- Goal: Repeat the records verbatim and leave the pictures out of your copy.

==== Stored data ====

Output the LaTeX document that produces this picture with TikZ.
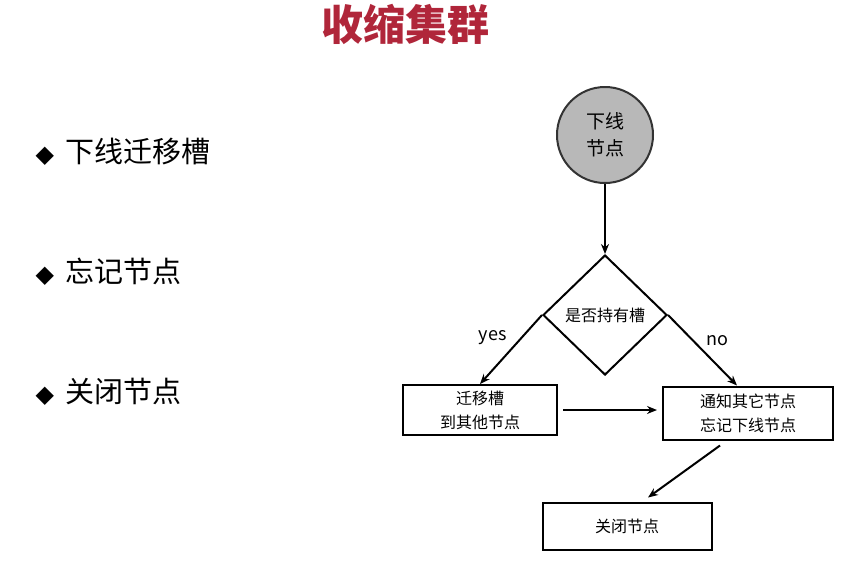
\documentclass[tikz,border=0pt]{standalone}
\usepackage{fontspec}
\setmainfont{Noto Sans CJK SC}
\newfontfamily\symfont{DejaVu Sans}
\usetikzlibrary{arrows.meta, positioning, shapes.geometric, calc}
\definecolor{titlered}{HTML}{B0263A}
\begin{document}
\begin{tikzpicture}[x=1pt,y=-1pt,>={Stealth[length=10pt,width=8pt]},
        thick line/.style={line width=2pt},
        procbox/.style={draw,line width=2pt,minimum width=154pt,minimum height=50pt,align=center,font=\fontsize{16}{24}\selectfont},
        bullet/.style={anchor=west,font=\fontsize{29}{32}\selectfont}]
  \useasboundingbox (0,0) rectangle (856,560);
  \node[font=\fontsize{42}{46}\bfseries,text=titlered] (title) at (405,24) {收缩集群};

  \node[bullet] (b1) at (32,152) {{\symfont\fontsize{24}{28}\selectfont◆}\hspace{12pt}下线迁移槽};
  \node[bullet] (b2) at (32,272) {{\symfont\fontsize{24}{28}\selectfont◆}\hspace{12pt}忘记节点};
  \node[bullet] (b3) at (32,392) {{\symfont\fontsize{24}{28}\selectfont◆}\hspace{12pt}关闭节点};

  \node[circle,draw=black!80,fill=black!28,line width=2pt,minimum size=96pt,align=center,
        font=\fontsize{19}{27}\selectfont] (offline) at (605,135) {下线\\节点};
  \node[diamond,draw,line width=2pt,minimum width=124pt,minimum height=120pt,inner sep=0pt,
        font=\fontsize{16}{18}\selectfont] (hasslot) at (605,315) {是否持有槽};
  \node[procbox] (migrate) at (480,410) {迁移槽\\到其他节点};
  \node[procbox,minimum width=170pt,minimum height=53pt] (forget) at (748,413) {通知其它节点\\忘记下线节点};
  \node[procbox,minimum width=169pt,minimum height=47pt] (shutdown) at (627,526) {关闭节点};

  \draw[->,thick line] (offline) -- (hasslot);
  \draw[->,thick line] (hasslot.west) -- node[above left,font=\fontsize{18}{20}\selectfont] {yes} (migrate.north);
  \draw[->,thick line] (hasslot.east) -- node[above right,font=\fontsize{18}{20}\selectfont] {no} (forget.north -| 737,0);
  \draw[->,thick line] ($(migrate.east)+(5,0)$) -- ($(forget.west)+(-5,-3)$);
  \draw[->,thick line] ($(forget.south)+(-28,5)$) -- ($(shutdown.north)+(21,-4)$);
\end{tikzpicture}
\end{document}
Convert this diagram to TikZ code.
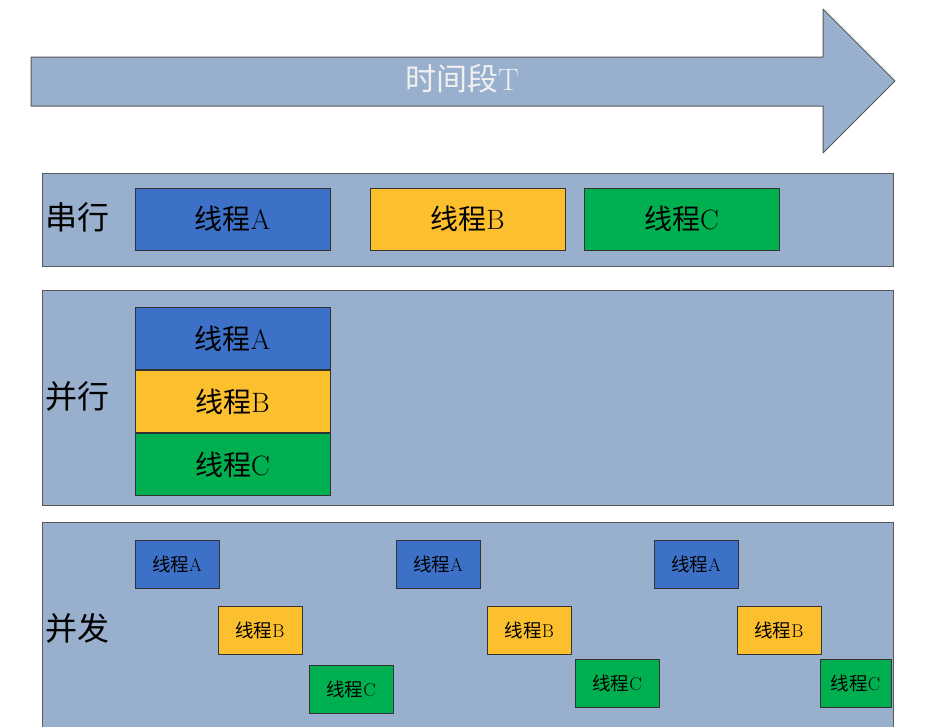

====

- Full response:
Output the LaTeX document that produces this picture with TikZ.
\documentclass[tikz,border=0pt]{standalone}
\usepackage{fontspec}
\setmainfont{Noto Sans CJK SC}
\newfontfamily\symfont{DejaVu Sans}
\usetikzlibrary{arrows.meta, positioning, shapes.geometric, calc}
\definecolor{titlered}{HTML}{B0263A}
\begin{document}
\begin{tikzpicture}[x=1pt,y=-1pt,>={Stealth[length=10pt,width=8pt]},
        thick line/.style={line width=2pt},
        procbox/.style={draw,line width=2pt,minimum width=154pt,minimum height=50pt,align=center,font=\fontsize{16}{24}\selectfont},
        bullet/.style={anchor=west,font=\fontsize{29}{32}\selectfont}]
  \useasboundingbox (0,0) rectangle (856,560);
  \node[font=\fontsize{42}{46}\bfseries,text=titlered] (title) at (405,24) {收缩集群};

  \node[bullet] (b1) at (32,152) {{\symfont\fontsize{24}{28}\selectfont◆}\hspace{12pt}下线迁移槽};
  \node[bullet] (b2) at (32,272) {{\symfont\fontsize{24}{28}\selectfont◆}\hspace{12pt}忘记节点};
  \node[bullet] (b3) at (32,392) {{\symfont\fontsize{24}{28}\selectfont◆}\hspace{12pt}关闭节点};

  \node[circle,draw=black!80,fill=black!28,line width=2pt,minimum size=96pt,align=center,
        font=\fontsize{19}{27}\selectfont] (offline) at (605,135) {下线\\节点};
  \node[diamond,draw,line width=2pt,minimum width=124pt,minimum height=120pt,inner sep=0pt,
        font=\fontsize{16}{18}\selectfont] (hasslot) at (605,315) {是否持有槽};
  \node[procbox] (migrate) at (480,410) {迁移槽\\到其他节点};
  \node[procbox,minimum width=170pt,minimum height=53pt] (forget) at (748,413) {通知其它节点\\忘记下线节点};
  \node[procbox,minimum width=169pt,minimum height=47pt] (shutdown) at (627,526) {关闭节点};

  \draw[->,thick line] (offline) -- (hasslot);
  \draw[->,thick line] (hasslot.west) -- node[above left,font=\fontsize{18}{20}\selectfont] {yes} (migrate.north);
  \draw[->,thick line] (hasslot.east) -- node[above right,font=\fontsize{18}{20}\selectfont] {no} (forget.north -| 737,0);
  \draw[->,thick line] ($(migrate.east)+(5,0)$) -- ($(forget.west)+(-5,-3)$);
  \draw[->,thick line] ($(forget.south)+(-28,5)$) -- ($(shutdown.north)+(21,-4)$);
\end{tikzpicture}
\end{document}
Convert this diagram to TikZ code.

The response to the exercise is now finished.